Her life with Mr. Watt was rough. They camped in parks and under bridges or stayed in missions. She began to complain to friends and family about the way he treated her.

"One morning she came up to me," recalled her friend Ookik Nakashook, and said 'I am tired of being kicked out. Last night he kicked me out without boots so I had to go look for boots,'" said Ms. Nakashook. "That was during the winter. And I told her, 'Don't put up with that.'"

Holding Boots, from 2003/2004.

Holding Boots, from 2003/2004.

Annie Pootoogook

Goo Pootoogook said, "Annie told me and my wife, 'I'm sick of this guy. He's beating me up and taking all my money.'" He offered to bring her back to Cape Dorset, but she ultimately refused.

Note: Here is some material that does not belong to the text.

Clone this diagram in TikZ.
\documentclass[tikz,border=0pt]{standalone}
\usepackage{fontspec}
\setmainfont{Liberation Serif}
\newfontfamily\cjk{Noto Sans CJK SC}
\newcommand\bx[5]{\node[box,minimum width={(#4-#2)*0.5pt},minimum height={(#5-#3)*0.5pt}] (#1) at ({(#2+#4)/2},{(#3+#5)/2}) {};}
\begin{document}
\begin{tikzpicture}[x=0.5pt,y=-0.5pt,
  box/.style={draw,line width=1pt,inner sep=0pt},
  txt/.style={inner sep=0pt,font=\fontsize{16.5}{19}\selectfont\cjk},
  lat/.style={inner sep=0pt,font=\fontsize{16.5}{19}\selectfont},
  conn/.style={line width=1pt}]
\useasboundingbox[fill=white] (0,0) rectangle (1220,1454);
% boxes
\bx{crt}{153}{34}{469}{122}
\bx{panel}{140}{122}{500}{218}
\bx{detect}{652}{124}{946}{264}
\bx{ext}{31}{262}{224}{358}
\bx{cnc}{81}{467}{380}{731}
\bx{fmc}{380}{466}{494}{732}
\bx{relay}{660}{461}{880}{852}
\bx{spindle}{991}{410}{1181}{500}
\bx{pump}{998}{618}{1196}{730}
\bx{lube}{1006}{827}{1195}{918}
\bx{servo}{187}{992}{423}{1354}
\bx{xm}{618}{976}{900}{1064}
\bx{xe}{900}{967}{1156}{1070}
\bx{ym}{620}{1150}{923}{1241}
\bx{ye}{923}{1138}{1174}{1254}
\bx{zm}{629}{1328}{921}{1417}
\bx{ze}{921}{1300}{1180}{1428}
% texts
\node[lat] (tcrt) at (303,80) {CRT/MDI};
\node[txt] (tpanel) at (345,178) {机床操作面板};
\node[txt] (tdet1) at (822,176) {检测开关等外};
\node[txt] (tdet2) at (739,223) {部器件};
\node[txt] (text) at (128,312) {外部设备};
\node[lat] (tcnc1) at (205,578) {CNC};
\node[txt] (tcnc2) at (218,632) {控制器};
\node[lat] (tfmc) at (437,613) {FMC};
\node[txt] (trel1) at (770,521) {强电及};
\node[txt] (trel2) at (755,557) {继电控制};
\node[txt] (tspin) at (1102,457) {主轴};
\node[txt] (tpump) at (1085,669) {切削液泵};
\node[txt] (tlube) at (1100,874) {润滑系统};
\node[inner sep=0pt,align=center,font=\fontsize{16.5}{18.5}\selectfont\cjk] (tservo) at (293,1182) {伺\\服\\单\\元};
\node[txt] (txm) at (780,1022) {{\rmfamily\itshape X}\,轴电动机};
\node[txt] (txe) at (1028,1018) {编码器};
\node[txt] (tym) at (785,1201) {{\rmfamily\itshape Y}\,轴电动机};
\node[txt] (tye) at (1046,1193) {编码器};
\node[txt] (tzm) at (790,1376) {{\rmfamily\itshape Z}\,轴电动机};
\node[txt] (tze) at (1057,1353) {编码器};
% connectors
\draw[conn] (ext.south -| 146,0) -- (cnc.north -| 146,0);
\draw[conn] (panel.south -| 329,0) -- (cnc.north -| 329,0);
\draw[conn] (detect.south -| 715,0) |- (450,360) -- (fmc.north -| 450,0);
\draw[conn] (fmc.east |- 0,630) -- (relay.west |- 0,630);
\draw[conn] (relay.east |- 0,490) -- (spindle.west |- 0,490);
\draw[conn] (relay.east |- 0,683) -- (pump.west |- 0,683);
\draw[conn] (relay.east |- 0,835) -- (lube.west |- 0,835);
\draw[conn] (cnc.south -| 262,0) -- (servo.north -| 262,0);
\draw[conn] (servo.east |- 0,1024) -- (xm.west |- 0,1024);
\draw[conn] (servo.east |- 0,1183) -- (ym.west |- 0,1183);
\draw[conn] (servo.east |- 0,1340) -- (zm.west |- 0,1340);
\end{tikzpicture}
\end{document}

In 2012, Ms. Pootoogook became pregnant, and the Ottawa Citizen ran a series of reports about the acclaimed artist living on the street, drawing pictures for beer money, pleading with social agencies for proper shelter, and ultimately losing her newborn to the Children's Aid Society. Jason St-Laurent, curator at the Saw Gallery, told the CBC recently that she felt shamed by the invasive scope of those articles, which said nothing about the character she was.

"She was just a ray of sunshine, really. It was always exciting when she came by," said Mr. St-Laurent in a Globe interview. "No matter how stressed people were, all of a sudden, the mood would shift in this entire place and everyone would stop working and we would all go outside with her. She was just one of those personalities that brought you in."

She could still show flashes of the confident, self-possessed person she had been at the start of her career. Bill Ritchie saw her at the opening of Dorset Seen, an exhibition at the Carleton University Art Gallery in the spring of 2013, and thought "she looked like a million bucks." At the same event, however, she told Ms. Feheley she had to get away from Mr. Watt.

Her brother Goo last saw her before Christmas, he said. "She told me she didn't want to do any more drawings, because her boyfriend would take the money. She would start drinking as soon as the beer store opened, and she'd be in a stupor all day."

Oleekie Etuangat, a close friend of Ms. Pootoogook, said that she last saw her a few days before her body was found in the river, and that her friend said that she had left Mr. Watt, and was living in a downtown mission.

Ms. Pootoogook was always a religious person who, in 2003, drew a picture of a woman kneeling in prayer, with a giant divine hand reaching down to help. Her last known drawing was of a woman in a peaceful, contemplative attitude. It's not known what state of mind she was in when she vanished from the shore of the Rideau River. The events leading up to her death are still under investigation by police.

"In one way, she had a really blessed life, in terms of her talent and the people who loved her," said Nancy Campbell. "She was a game-changer, and a very pivotal person in terms of how Inuit art is perceived." She also opened the door for other younger Inuit artists, she said, many of whom embraced the freedom to experiment that she championed.

So even if there is a "cautionary tale," as Mr. Ritchie said, in Ms. Pootoogook's experience of overnight success and displacement, there's also much to celebrate, and a remarkable body of work to explore. As Marcia Connolly, the director of the 2006 documentary about the artist, said: "It's so important that people hear her speak about her art and life, and not just think about her death."